I mean this literally, because wisdom "deals with the highest cause, which is God" (ibid.). Science and other disciplines deal with various intermediate causes, but as soon as you posit an ultimate cause, then you are a theologian, even if a frivolous one. Two gags from Happy Acres express this principle in a succinct form:
In the first, Professor Dawkins concedes the absurdity of imagining there is no higher cause outside this world, but just when you think he's about to get a Clue, he simply converts it into a horizontal fantasy about alien beings.
But this does nothing to resolve the ineluctable philosophical problem, since it just defers and displaces the ultimate cause elsewhere. In other words, you still have to account for the cause of aliens.
Oh, right. Other aliens.
In the second image, Chesterton reminds us of Petey's adage that supernature abhors a vacuum, and that you can drive it out with a pitchfork but it will always come rushing back in, only in a transmogrified form because it promiscuously "mates" with various mind parasites from a lower order. Thus, liberals will be the first to tell you that Santa Claus doesn't exist. Yet.
As information allows us to accomplish things in the world, wisdom is the cause of judgment (or prudence), which is the cardinal virtue.
It reminds me of how the ancient Greeks could only learn so much about the world, because they didn't have much commerce with it. Rather, slaves did all the work, so they are the ones who learned how the material world actually works. You might say the Greeks specialized in wisdom but had a rather impoverished knowledge of the world.

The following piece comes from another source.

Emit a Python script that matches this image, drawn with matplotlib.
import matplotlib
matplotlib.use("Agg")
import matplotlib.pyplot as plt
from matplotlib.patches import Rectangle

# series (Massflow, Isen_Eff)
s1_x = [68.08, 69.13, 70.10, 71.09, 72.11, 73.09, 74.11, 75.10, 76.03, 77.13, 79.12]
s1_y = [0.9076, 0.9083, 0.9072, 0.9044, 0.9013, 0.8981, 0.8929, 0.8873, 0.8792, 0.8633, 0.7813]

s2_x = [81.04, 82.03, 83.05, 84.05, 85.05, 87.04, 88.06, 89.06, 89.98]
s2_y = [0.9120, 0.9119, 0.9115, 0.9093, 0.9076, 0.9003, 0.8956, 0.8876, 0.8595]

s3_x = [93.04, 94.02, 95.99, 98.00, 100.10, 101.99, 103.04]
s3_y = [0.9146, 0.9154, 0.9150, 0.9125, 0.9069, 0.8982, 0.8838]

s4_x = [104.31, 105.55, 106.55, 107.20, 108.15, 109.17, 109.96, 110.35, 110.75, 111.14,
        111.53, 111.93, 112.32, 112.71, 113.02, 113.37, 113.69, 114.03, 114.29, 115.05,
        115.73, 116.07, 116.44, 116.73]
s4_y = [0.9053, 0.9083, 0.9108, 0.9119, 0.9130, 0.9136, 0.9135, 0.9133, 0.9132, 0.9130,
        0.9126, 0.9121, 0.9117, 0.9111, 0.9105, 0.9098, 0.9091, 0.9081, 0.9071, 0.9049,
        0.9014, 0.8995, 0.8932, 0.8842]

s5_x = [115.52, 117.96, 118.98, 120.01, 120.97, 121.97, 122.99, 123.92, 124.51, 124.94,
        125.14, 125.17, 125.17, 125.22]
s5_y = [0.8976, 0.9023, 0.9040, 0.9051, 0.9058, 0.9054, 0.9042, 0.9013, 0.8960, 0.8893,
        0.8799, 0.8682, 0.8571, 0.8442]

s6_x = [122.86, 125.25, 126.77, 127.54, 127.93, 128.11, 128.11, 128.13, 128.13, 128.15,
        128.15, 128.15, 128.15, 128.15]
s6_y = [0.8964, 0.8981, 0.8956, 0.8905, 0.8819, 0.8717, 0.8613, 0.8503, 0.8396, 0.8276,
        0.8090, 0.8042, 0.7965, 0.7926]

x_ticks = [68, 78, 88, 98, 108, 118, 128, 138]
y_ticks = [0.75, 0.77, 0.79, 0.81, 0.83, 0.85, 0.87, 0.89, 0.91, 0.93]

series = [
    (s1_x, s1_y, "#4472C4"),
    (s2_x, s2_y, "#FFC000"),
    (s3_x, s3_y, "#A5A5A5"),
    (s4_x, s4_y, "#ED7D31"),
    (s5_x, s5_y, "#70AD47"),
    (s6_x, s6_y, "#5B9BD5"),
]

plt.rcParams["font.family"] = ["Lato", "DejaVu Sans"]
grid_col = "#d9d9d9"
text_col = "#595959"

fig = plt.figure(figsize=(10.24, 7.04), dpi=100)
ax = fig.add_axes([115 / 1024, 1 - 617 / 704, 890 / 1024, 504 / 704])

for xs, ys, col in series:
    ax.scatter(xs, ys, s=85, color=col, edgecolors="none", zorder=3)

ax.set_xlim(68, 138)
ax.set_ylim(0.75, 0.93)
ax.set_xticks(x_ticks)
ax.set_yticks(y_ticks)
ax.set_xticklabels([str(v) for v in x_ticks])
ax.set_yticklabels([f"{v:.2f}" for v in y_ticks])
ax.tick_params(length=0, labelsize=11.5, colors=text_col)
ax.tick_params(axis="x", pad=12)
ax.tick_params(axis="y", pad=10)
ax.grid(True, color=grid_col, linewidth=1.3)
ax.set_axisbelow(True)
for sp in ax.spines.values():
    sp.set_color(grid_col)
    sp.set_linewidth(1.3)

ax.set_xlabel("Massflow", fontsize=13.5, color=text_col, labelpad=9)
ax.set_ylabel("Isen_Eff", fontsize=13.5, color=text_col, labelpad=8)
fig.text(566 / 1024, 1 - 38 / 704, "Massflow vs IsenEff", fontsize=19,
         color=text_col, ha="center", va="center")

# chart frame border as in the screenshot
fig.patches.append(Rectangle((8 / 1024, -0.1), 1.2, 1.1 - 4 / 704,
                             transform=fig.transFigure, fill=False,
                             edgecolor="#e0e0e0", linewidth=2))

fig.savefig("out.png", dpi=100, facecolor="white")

But this only shows how there can indeed be a (-n), or "false wisdom," so to speak. This tendency is only fully eradicated in the "moderate realism" of the Aristotle-Thomas tradition, which begins with the world but doesn't end there.
There are two main alternatives to this sane approach to the world: the older one is to begin in the other world, a la Plato, and to devalue this one. The more recent is to begin and end in this world, as do materialists, Marxists, atheists, etc.

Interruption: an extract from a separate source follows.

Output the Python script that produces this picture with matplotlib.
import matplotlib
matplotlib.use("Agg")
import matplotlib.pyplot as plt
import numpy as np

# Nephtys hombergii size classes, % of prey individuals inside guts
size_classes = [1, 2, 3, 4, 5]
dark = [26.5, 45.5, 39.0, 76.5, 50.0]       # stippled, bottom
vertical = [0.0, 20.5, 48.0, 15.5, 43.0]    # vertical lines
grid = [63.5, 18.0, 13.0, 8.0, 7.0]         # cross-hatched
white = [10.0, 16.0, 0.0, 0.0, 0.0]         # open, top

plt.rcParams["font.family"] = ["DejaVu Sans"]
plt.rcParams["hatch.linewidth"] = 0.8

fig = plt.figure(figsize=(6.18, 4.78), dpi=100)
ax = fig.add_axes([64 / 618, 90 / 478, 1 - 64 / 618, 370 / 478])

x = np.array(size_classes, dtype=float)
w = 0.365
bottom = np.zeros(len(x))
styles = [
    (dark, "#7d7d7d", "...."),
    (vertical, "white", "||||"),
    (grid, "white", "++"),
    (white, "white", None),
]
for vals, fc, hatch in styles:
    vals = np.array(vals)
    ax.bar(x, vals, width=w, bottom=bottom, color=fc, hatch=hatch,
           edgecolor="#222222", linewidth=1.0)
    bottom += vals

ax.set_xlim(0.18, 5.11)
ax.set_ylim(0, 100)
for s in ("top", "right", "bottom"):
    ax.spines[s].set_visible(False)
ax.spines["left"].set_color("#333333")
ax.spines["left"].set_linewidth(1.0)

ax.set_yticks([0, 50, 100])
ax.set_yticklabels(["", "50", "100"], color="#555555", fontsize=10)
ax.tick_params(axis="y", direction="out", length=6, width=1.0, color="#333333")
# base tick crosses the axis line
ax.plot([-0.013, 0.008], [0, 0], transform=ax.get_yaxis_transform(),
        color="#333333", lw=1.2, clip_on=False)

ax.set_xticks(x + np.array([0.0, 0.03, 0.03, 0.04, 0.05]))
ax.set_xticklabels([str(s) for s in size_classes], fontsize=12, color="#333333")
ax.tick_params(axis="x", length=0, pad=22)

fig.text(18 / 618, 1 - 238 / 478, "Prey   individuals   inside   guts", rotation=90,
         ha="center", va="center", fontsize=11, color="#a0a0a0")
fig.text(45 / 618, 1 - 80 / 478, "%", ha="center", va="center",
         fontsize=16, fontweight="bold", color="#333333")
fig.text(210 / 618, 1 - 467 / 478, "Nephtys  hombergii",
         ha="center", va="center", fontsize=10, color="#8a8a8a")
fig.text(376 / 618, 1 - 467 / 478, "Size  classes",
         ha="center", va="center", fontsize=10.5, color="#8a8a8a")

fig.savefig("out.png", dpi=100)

I suppose there's a third approach, the Kantian one in which you essentially begin and end in man's neurology. Deconstruction would simply be a postmodern version of this, as it traps us in the closed system of language, itself just a prolongation of our neurology.
Note that any of the three alternatives splits the world and then elevates a part to the whole. Big. Mistake.
In fact, this is the quintessence of anti-wisdom, for "judgment is made about an effect through its cause, and the same is true about lower causes through the higher cause, so wisdom is the judge of all the other intellectual virtues; it belongs to put them all in order" (Aquinas, in McGinn).
In other words, we might say that (lower case) judgment allows us to infer causes from effects (and vice versa), whereas (upper case) Judgment allows us to wisely organize reality into a hierarchy of causes, with the Cause of causes at the top. A comprehensive -- and wise -- account of reality will exclude neither causes nor Cause.
There are three sources of wisdom: there is the universal metaphysics from which we may deduce various truths that cannot not be (e.g., the laws of non-contradiction or excluded middle), revelation, and what we are calling (n), or direct infused knowledge/intellection of the transcendental Object.
You will have noticed that evangelicals tend to reject the first and third in favor of a pure fideism to revelation, whereas "new agers" will tend toward the third while rejecting tradition and science. But the Raccoon wants all three in his arsenal: knowledge, revelation, and grace.
For St. Thomas, sapientia (n) "has a greater affective, even experiential, quality than abstract deductive reasoning."
This is indeed a key point, because (n) cannot just be handed off from mind to mind or soul to soul as can ordinary (k). Rather, it must be experienced and "vivified" by each soul anew -- and ultimately this cannot be accompliced without the aid of the Holy Spirit, for
"To see oneness in creation is to sense the source of creation, the Creator. To see only fragments in creation is to see creation in its material aspect, missing its source and its life." Thus, wisdom is ultimately a reflection of wholeness, of life, of dynamic unity, and of divine delight, for
"[C]ontemplation of wisdom is like a game for two reasons. First, because a game is enjoyable and the contemplation of wisdom brings the greatest delight.... Second, because a game is not ordered to something else but only to itself; this belongs to the delights of wisdom" (Aquinas, ibid.).